SUPPLIED DATA:
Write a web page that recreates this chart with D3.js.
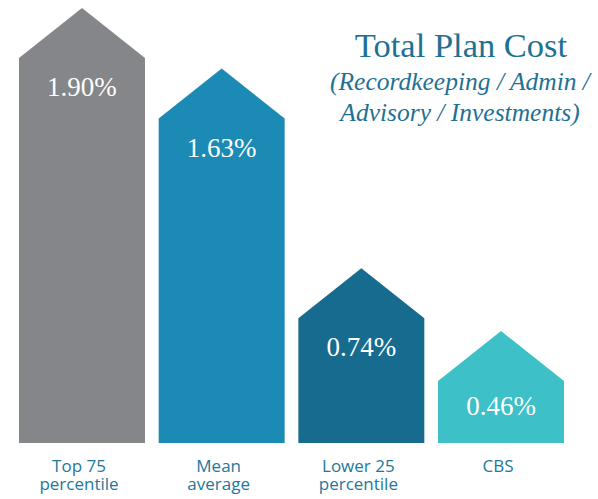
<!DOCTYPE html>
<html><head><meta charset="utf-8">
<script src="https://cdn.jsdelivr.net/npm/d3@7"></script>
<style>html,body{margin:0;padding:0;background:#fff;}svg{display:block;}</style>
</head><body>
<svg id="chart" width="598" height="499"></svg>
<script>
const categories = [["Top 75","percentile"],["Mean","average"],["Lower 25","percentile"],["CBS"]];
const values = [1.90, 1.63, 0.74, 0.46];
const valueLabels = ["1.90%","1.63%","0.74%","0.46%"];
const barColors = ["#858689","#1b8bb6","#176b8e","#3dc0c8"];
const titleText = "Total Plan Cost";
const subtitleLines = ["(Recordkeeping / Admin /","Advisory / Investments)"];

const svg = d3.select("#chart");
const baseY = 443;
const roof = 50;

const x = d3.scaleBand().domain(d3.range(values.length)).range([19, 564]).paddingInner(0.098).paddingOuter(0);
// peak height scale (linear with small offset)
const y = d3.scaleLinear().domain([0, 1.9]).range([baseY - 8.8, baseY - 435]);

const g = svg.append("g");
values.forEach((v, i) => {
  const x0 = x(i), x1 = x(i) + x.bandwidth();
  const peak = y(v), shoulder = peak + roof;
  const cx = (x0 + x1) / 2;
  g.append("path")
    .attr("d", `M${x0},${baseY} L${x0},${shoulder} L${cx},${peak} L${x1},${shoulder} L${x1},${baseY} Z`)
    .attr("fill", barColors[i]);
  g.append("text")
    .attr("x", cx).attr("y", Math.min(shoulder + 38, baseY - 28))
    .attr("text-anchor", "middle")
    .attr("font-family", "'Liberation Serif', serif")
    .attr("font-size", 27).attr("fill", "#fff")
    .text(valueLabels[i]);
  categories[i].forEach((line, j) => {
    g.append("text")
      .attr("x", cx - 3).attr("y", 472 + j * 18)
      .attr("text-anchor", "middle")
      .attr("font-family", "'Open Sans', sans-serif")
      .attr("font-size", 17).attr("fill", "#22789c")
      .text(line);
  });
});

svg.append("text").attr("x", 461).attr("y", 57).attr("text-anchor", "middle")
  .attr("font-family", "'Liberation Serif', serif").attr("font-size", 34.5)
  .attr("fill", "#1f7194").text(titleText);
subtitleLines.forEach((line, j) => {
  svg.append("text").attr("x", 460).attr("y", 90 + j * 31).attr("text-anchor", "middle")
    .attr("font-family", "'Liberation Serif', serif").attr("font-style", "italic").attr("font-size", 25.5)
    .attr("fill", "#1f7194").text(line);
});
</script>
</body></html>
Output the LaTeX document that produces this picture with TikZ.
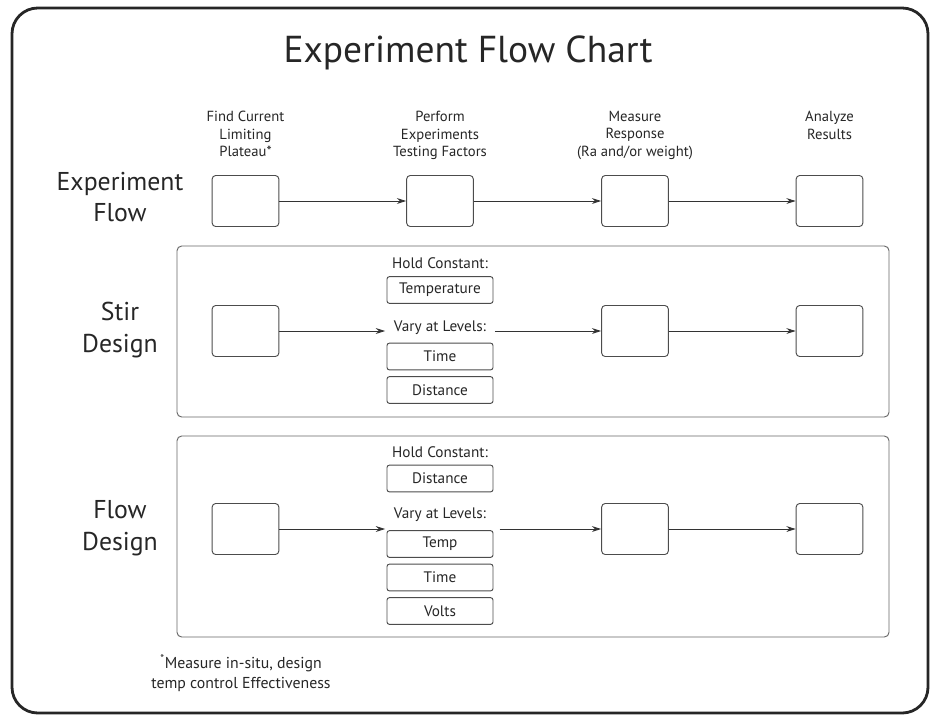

PROBLEM DETAILS: Output the full set of records above without changing a word, and drop the images.

WRITTEN RESPONSE:
Write a web page that recreates this chart with D3.js.
<!DOCTYPE html>
<html><head><meta charset="utf-8">
<script src="https://cdn.jsdelivr.net/npm/d3@7"></script>
<style>html,body{margin:0;padding:0;background:#fff;}svg{display:block;}</style>
</head><body>
<svg id="chart" width="598" height="499"></svg>
<script>
const categories = [["Top 75","percentile"],["Mean","average"],["Lower 25","percentile"],["CBS"]];
const values = [1.90, 1.63, 0.74, 0.46];
const valueLabels = ["1.90%","1.63%","0.74%","0.46%"];
const barColors = ["#858689","#1b8bb6","#176b8e","#3dc0c8"];
const titleText = "Total Plan Cost";
const subtitleLines = ["(Recordkeeping / Admin /","Advisory / Investments)"];

const svg = d3.select("#chart");
const baseY = 443;
const roof = 50;

const x = d3.scaleBand().domain(d3.range(values.length)).range([19, 564]).paddingInner(0.098).paddingOuter(0);
// peak height scale (linear with small offset)
const y = d3.scaleLinear().domain([0, 1.9]).range([baseY - 8.8, baseY - 435]);

const g = svg.append("g");
values.forEach((v, i) => {
  const x0 = x(i), x1 = x(i) + x.bandwidth();
  const peak = y(v), shoulder = peak + roof;
  const cx = (x0 + x1) / 2;
  g.append("path")
    .attr("d", `M${x0},${baseY} L${x0},${shoulder} L${cx},${peak} L${x1},${shoulder} L${x1},${baseY} Z`)
    .attr("fill", barColors[i]);
  g.append("text")
    .attr("x", cx).attr("y", Math.min(shoulder + 38, baseY - 28))
    .attr("text-anchor", "middle")
    .attr("font-family", "'Liberation Serif', serif")
    .attr("font-size", 27).attr("fill", "#fff")
    .text(valueLabels[i]);
  categories[i].forEach((line, j) => {
    g.append("text")
      .attr("x", cx - 3).attr("y", 472 + j * 18)
      .attr("text-anchor", "middle")
      .attr("font-family", "'Open Sans', sans-serif")
      .attr("font-size", 17).attr("fill", "#22789c")
      .text(line);
  });
});

svg.append("text").attr("x", 461).attr("y", 57).attr("text-anchor", "middle")
  .attr("font-family", "'Liberation Serif', serif").attr("font-size", 34.5)
  .attr("fill", "#1f7194").text(titleText);
subtitleLines.forEach((line, j) => {
  svg.append("text").attr("x", 460).attr("y", 90 + j * 31).attr("text-anchor", "middle")
    .attr("font-family", "'Liberation Serif', serif").attr("font-style", "italic").attr("font-size", 25.5)
    .attr("fill", "#1f7194").text(line);
});
</script>
</body></html>
Output the LaTeX document that produces this picture with TikZ.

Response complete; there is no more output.